Here is a quick link to the comparison of my new bcmath branch to master: master...mstenta:bcmath
I expanded my "bcmath" branch: all arithmetic in Polygon and LineString are now covered - as far as I can tell those are the only ones that use arithmetic. Are there others I might have missed?
Also: I added a new helper function to determine if BCMath is installed: geoPHP::bcmathInstalled()
See the full branch comparison here: master...mstenta:bcmath
Through further testing I determined that I needed to set the scale of BCMath operations using bcscale().
Without it, arithmetic using latitude/longitude (that have a very high decimal precision) wasn't working. For example, Polygon::area() was returning 0 when it shouldn't have been.
I tested with various polygons and multipoints and settled on a precsion of 24. It seems to depend greatly on the exact point coordinates being used - but 24 seems to be a safe bet. I found that for some points, a precision of 12 was sufficient, but others needed 16 - even though they both had the same number of digits after the decimal place (12).
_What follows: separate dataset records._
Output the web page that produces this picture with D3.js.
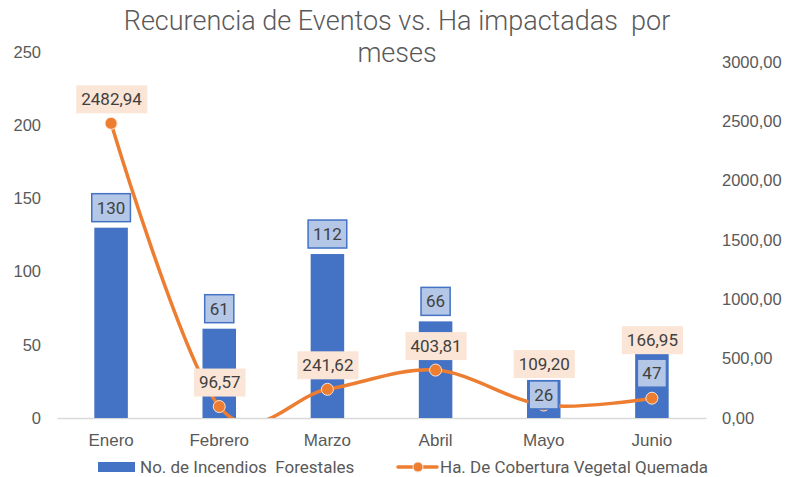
<!DOCTYPE html>
<html><head><meta charset="utf-8">
<script src="https://cdn.jsdelivr.net/npm/d3@7"></script>
<style>
html,body{margin:0;padding:0;background:#fff;}
svg{display:block;font-family:Roboto,"Liberation Sans",sans-serif;}
</style></head>
<body>
<svg id="chart" width="788" height="477"></svg>
<script>
const categories = ["Enero","Febrero","Marzo","Abril","Mayo","Junio"];
const incendios = [130,61,112,66,26,47];
const hectareas = [2482.94,96.57,241.62,403.81,109.20,166.95];
const leftTicks = [0,50,100,150,200,250];
const rightTicks = [0,500,1000,1500,2000,2500,3000];
const seriesNames = ["No. de Incendios  Forestales","Ha. De Cobertura Vegetal Quemada"];
const titleLines = ["Recurencia de Eventos vs. Ha impactadas  por","meses"];

const svg = d3.select("#chart");
const textColor = "#595959";
const labelColor = "#404040";
const blue = "#4472C4", orange = "#ED7D31";

const plot = {left:57, right:706, bottom:418};
const x = d3.scaleBand().domain(categories).range([plot.left, plot.right]).paddingInner(0.69).paddingOuter(0.345);
const yL = d3.scaleLinear().domain([0,250]).range([plot.bottom, 52]);
const yR = d3.scaleLinear().domain([0,3000]).range([plot.bottom, 62]);
const cx = c => x(c) + x.bandwidth()/2;

const loc = d3.formatLocale({decimal:",", thousands:".", grouping:[3], currency:["",""]});
const fmt2 = loc.format(".2f");

// Title
svg.append("g").selectAll("text").data(titleLines).join("text")
  .attr("x", 397).attr("y", (d,i)=>30 + i*32)
  .attr("text-anchor","middle").attr("font-size",27).attr("font-weight",300)
  .attr("fill", textColor).style("white-space","pre").text(d=>d);

// Axes
const axL = svg.append("g").attr("transform",`translate(41,0)`)
  .call(d3.axisLeft(yL).tickValues(leftTicks).tickSize(0).tickPadding(0));
axL.select(".domain").remove();
axL.selectAll("text").attr("font-size",16.5).attr("fill",textColor).attr("font-family",null);

const axR = svg.append("g").attr("transform",`translate(722,0)`)
  .call(d3.axisRight(yR).tickValues(rightTicks).tickSize(0).tickPadding(0).tickFormat(fmt2));
axR.select(".domain").remove();
axR.selectAll("text").attr("font-size",16.5).attr("fill",textColor).attr("font-family",null);

const axB = svg.append("g").attr("transform",`translate(0,${plot.bottom})`)
  .call(d3.axisBottom(x).tickSize(0).tickPadding(16));
axB.select(".domain").attr("stroke","#D9D9D9").attr("stroke-width",1.5);
axB.selectAll("text").attr("font-size",17).attr("fill",textColor).attr("font-family",null);

// Bars
svg.append("g").selectAll("rect").data(incendios).join("rect")
  .attr("x",(d,i)=>x(categories[i])).attr("width",x.bandwidth())
  .attr("y",d=>yL(d)).attr("height",d=>yL(0)-yL(d)).attr("fill",blue);

// Line (clipped to plot area)
svg.append("defs").append("clipPath").attr("id","clip")
  .append("rect").attr("x",0).attr("y",0).attr("width",788).attr("height",plot.bottom);
const line = d3.line().x((d,i)=>cx(categories[i])).y(d=>yR(d)).curve(d3.curveCardinal.tension(0));
svg.append("path").datum(hectareas).attr("d",line).attr("fill","none")
  .attr("stroke",orange).attr("stroke-width",3.5).attr("stroke-linecap","round")
  .attr("clip-path","url(#clip)");
svg.append("g").selectAll("circle").data(hectareas).join("circle")
  .attr("cx",(d,i)=>cx(categories[i])).attr("cy",d=>yR(d)).attr("r",6)
  .attr("fill",orange).attr("stroke","#FBE5D6").attr("stroke-width",1);

// Labels helper
function boxLabel(g, cxp, cyp, txt, fill, stroke){
  const grp = g.append("g");
  const r = grp.append("rect");
  const t = grp.append("text").attr("x",cxp).attr("y",cyp).attr("dy","0.35em")
    .attr("text-anchor","middle").attr("font-size",17).attr("fill",labelColor).text(txt);
  const bb = t.node().getBBox();
  r.attr("x",bb.x-5).attr("y",cyp-14).attr("width",bb.width+10).attr("height",28)
   .attr("fill",fill).attr("stroke",stroke||"none").attr("stroke-width",stroke?1.5:0);
}

// Line labels: above point; shifted higher where bar labels collide
const lineLabelShift = [24,24,24,24,41,58];
const lg = svg.append("g");
hectareas.forEach((d,i)=>boxLabel(lg, cx(categories[i])+0.5, yR(d)-lineLabelShift[i], fmt2(d), "#FBE5D6"));

// Bar labels: outside end, except inside for last two
const barLabelShift = [-20,-20,-20,-20,15,24];
const bg = svg.append("g");
incendios.forEach((d,i)=>boxLabel(bg, cx(categories[i]), yL(d)+barLabelShift[i], String(d), "#B4C7E7", blue));

// Legend
const leg = svg.append("g");
leg.append("rect").attr("x",98).attr("y",462).attr("width",37).attr("height",10).attr("fill",blue);
leg.append("text").attr("x",140).attr("y",467).attr("dy","0.35em").attr("font-size",17)
  .attr("fill",textColor).style("white-space","pre").text(seriesNames[0]);
leg.append("line").attr("x1",398).attr("x2",437).attr("y1",467).attr("y2",467)
  .attr("stroke",orange).attr("stroke-width",3.5).attr("stroke-linecap","round");
leg.append("circle").attr("cx",418).attr("cy",467).attr("r",5).attr("fill",orange)
  .attr("stroke","#FBE5D6").attr("stroke-width",1);
leg.append("text").attr("x",440).attr("y",467).attr("dy","0.35em").attr("font-size",17)
  .attr("fill",textColor).text(seriesNames[1]);
</script>
</body></html>
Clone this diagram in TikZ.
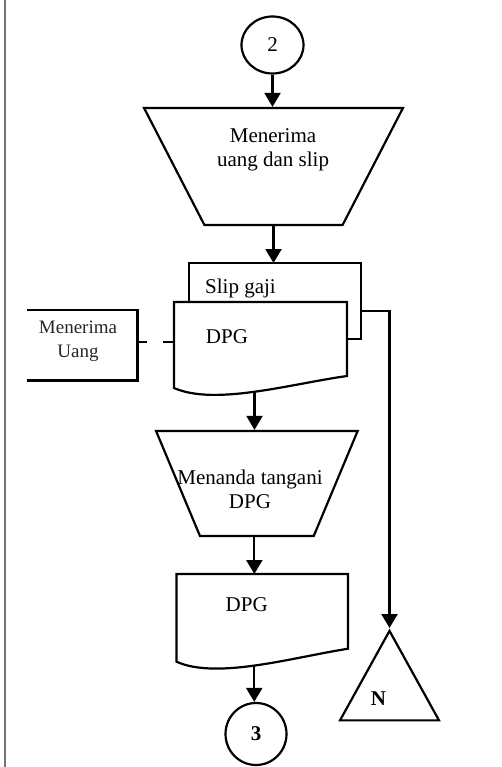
\documentclass[tikz,border=0pt]{standalone}
\usepackage{fontspec}
\setmainfont{Liberation Serif}
\usetikzlibrary{arrows.meta,calc,shapes.geometric}
\definecolor{figline}{RGB}{0,0,0}
\tikzset{
  ln/.style   ={draw=figline, line width=2.2pt},
  lab/.style  ={font=\fontsize{21}{24}\selectfont, align=center, inner sep=0pt},
  labb/.style ={font=\fontsize{21}{24}\selectfont\bfseries, inner sep=0pt},
  ptr/.style  ={ln, -{Triangle[length=14pt,width=16pt]}},
  conn/.style ={ln, ellipse, inner sep=0pt},
  man/.style  ={ln, fill=white, trapezium, trapezium stretches, shape border rotate=180, inner sep=3pt},
  docb/.style ={rectangle, inner sep=0pt, outer sep=0pt},
}
\begin{document}
\begin{tikzpicture}[x=1pt,y=-1pt]
  \useasboundingbox (0,0) rectangle (501,767);
  \draw[draw=figline!55,line width=2pt] (5,0) -- (5,767);
  \node[conn,lab,minimum width=62pt,minimum height=57pt] (c2) at (272.5,45) {2};
  \node[man,minimum width=259pt,minimum height=117pt,trapezium left angle=66.4,trapezium right angle=66.4] (trap1) at (273.5,166.5) {};
  \node[lab] (trap1txt) at (273,150) {Menerima\\uang dan slip};
  \node[docb,ln,fill=white,minimum width=172pt,minimum height=76pt] (slip) at (275,301) {};
  \node[lab,anchor=west] (sliptxt) at (205,288) {Slip gaji};
  \node[docb,minimum width=173pt,minimum height=86pt] (dpg1) at (260.5,345) {};
  \path[ln,fill=white] (dpg1.south west) -- (dpg1.north west) -- (dpg1.north east) -- ($(dpg1.south east)+(0,-12)$)
    .. controls ($(dpg1.south west)+(116,-4)$) and ($(dpg1.south west)+(41,18)$) .. (dpg1.south west) -- cycle;
  \node[lab] (dpg1txt) at (227,337) {DPG};
  \node[docb,minimum width=110.5pt,minimum height=70.5pt] (terima) at (82.25,345.25) {};
  \draw[ln] (terima.north west) -- (terima.north east) -- (terima.south east) -- (terima.south west);
  \node[lab,font=\fontsize{19}{24}\selectfont,text=figline!85] (terimatxt) at (78,341) {Menerima\\Uang};
  \draw[ln,dash pattern=on 9pt off 16pt on 14pt] ([yshift=3pt]terima.east) -- ([yshift=3pt]terima.east -| dpg1.west);
  \node[man,minimum width=201.7pt,minimum height=105pt,trapezium left angle=68.9,trapezium right angle=68.9] (trap2) at (256.85,483.5) {};
  \node[lab] (trap2txt) at (250,489) {Menanda tangani\\DPG};
  \node[docb,minimum width=171.5pt,minimum height=87.7pt] (dpg2) at (262.25,617.85) {};
  \path[ln,fill=white] (dpg2.south west) -- (dpg2.north west) -- (dpg2.north east) -- ($(dpg2.south east)+(0,-13)$)
    .. controls ($(dpg2.south west)+(115,-4)$) and ($(dpg2.south west)+(40,18)$) .. (dpg2.south west) -- cycle;
  \node[lab] (dpg2txt) at (246.7,605) {DPG};
  \node[conn,labb,minimum width=61pt,minimum height=62pt] (c3) at (256,734) {3};
  \node[ln,isosceles triangle,isosceles triangle stretches,shape border rotate=90,minimum width=99pt,minimum height=89.5pt,inner sep=3pt,anchor=apex] (arsip) at (389.5,628) {};
  \node[labb] (arsiptxt) at (378.5,699) {N};
  \draw[ptr] (c2.south) -- (c2.south |- trap1.north);
  \draw[ptr] (trap1.south) -- (trap1.south |- slip.north);
  \draw[ptr] ([xshift=-6pt,yshift=-4pt]dpg1.south) -- ([xshift=-6pt]dpg1.south |- trap2.north);
  \draw[ptr] ([xshift=-2.5pt]trap2.south) -- ([xshift=-2.5pt]trap2.south |- dpg2.north);
  \draw[ptr] ([xshift=-8pt,yshift=-3pt]dpg2.south) -- ([xshift=-8pt]dpg2.south |- c3.north);
  \draw[ptr] ([yshift=-9.7pt]slip.east) -| (arsip.apex);
\end{tikzpicture}
\end{document}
So a scale of 24 should work for all cases.
I added the bcscale(24); function call to the geoPHP::bcmathInstalled() function so that it gets applied globally.
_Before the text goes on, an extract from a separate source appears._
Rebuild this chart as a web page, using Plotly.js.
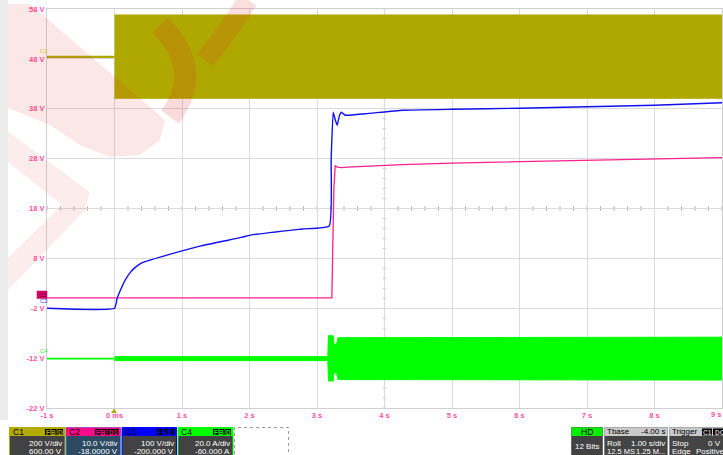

Thinking a bit more about that... is calling bcscale() in the geoPHP class too invasive? That will set the scale of all BCMath functions globally for the rest of the PHP page request. So any other code that uses BCMath could be affected. Maybe we should explicitly define the scale in each BCMath function call?
I discovered an issue in the LineString::greatCircleLength() and LineString::haversineLength() methods, using bcmath.
I'll need to do some more testing of those methods...
Btw, I'm working on a better centroid calculation supporting polygon holes, and following OGC' weighted average standard (0D - number of points, 1D - length of segments, 2D - area of components). Its almost ready, I only have trouble with "GeometryCollection inside GeometryCollection" case.
@BathoryPeter Any update on this?
P.S. Library helped a lot, thanks!
Sorry for stupidity...not really working with git a lot...is it in master branch already? I last downloaded this archive: https://phayes.github.io/bin/current/geoPHP/geoPHP.tar.gz
Unfortunately, not yet.
Its best to download from my fork: https://github.com/funiq/geoPHP
(please note that it uses PSR-4 namespaces so you will need an autoloader)
I'm totally new to the types of calculations you make, so simply maybe maybe you dont mind to answer one more question (just for my understanding)
I have a multypoligon - it is square and with a square hole inside... Where will be the centroid of this multypolygon according to your calculations?
Know it is probably obvious for you, but breaks my mind for now)))
Mybe inside the hole, but Centroid doesn't garantee anything about that. Look at Wikipedia or Postgis docs:
http://postgis.net/docs/ST_Centroid.html
An other geospatial method might be useful for you, named Point on surface (but its not implemented in GeoPHP yet)
We found a bug in my changes that came about due to a change in the way bcmod()
works in PHP 7.2+: https://www.drupal.org/project/geophp/issues/3050510
I rebased my branch onto latest master and added a commit that fixes the issue.
Thinking a bit more about that... is calling bcscale() in the geoPHP class too invasive? That will set the scale of all BCMath functions globally for the rest of the PHP page request. So any other code that uses BCMath could be affected.
I also reverted the commit that sets bcscale(24)
globally. This is absolutely too invasive. Not all GeoPHP users will be working with small latitude/longitude geometries. A better approach is for downstream code to set/reset the scale themselves if they need to. I am updating farmOS geometry code to do this instead. We need that because we are working with field/bed boundaries on farms which can potentially be very small, so high precision is needed.
The PR is here: #115 - but it's still not quite ready, per my comment above:
I discovered an issue in the LineString::greatCircleLength() and LineString::haversineLength() methods, using bcmath.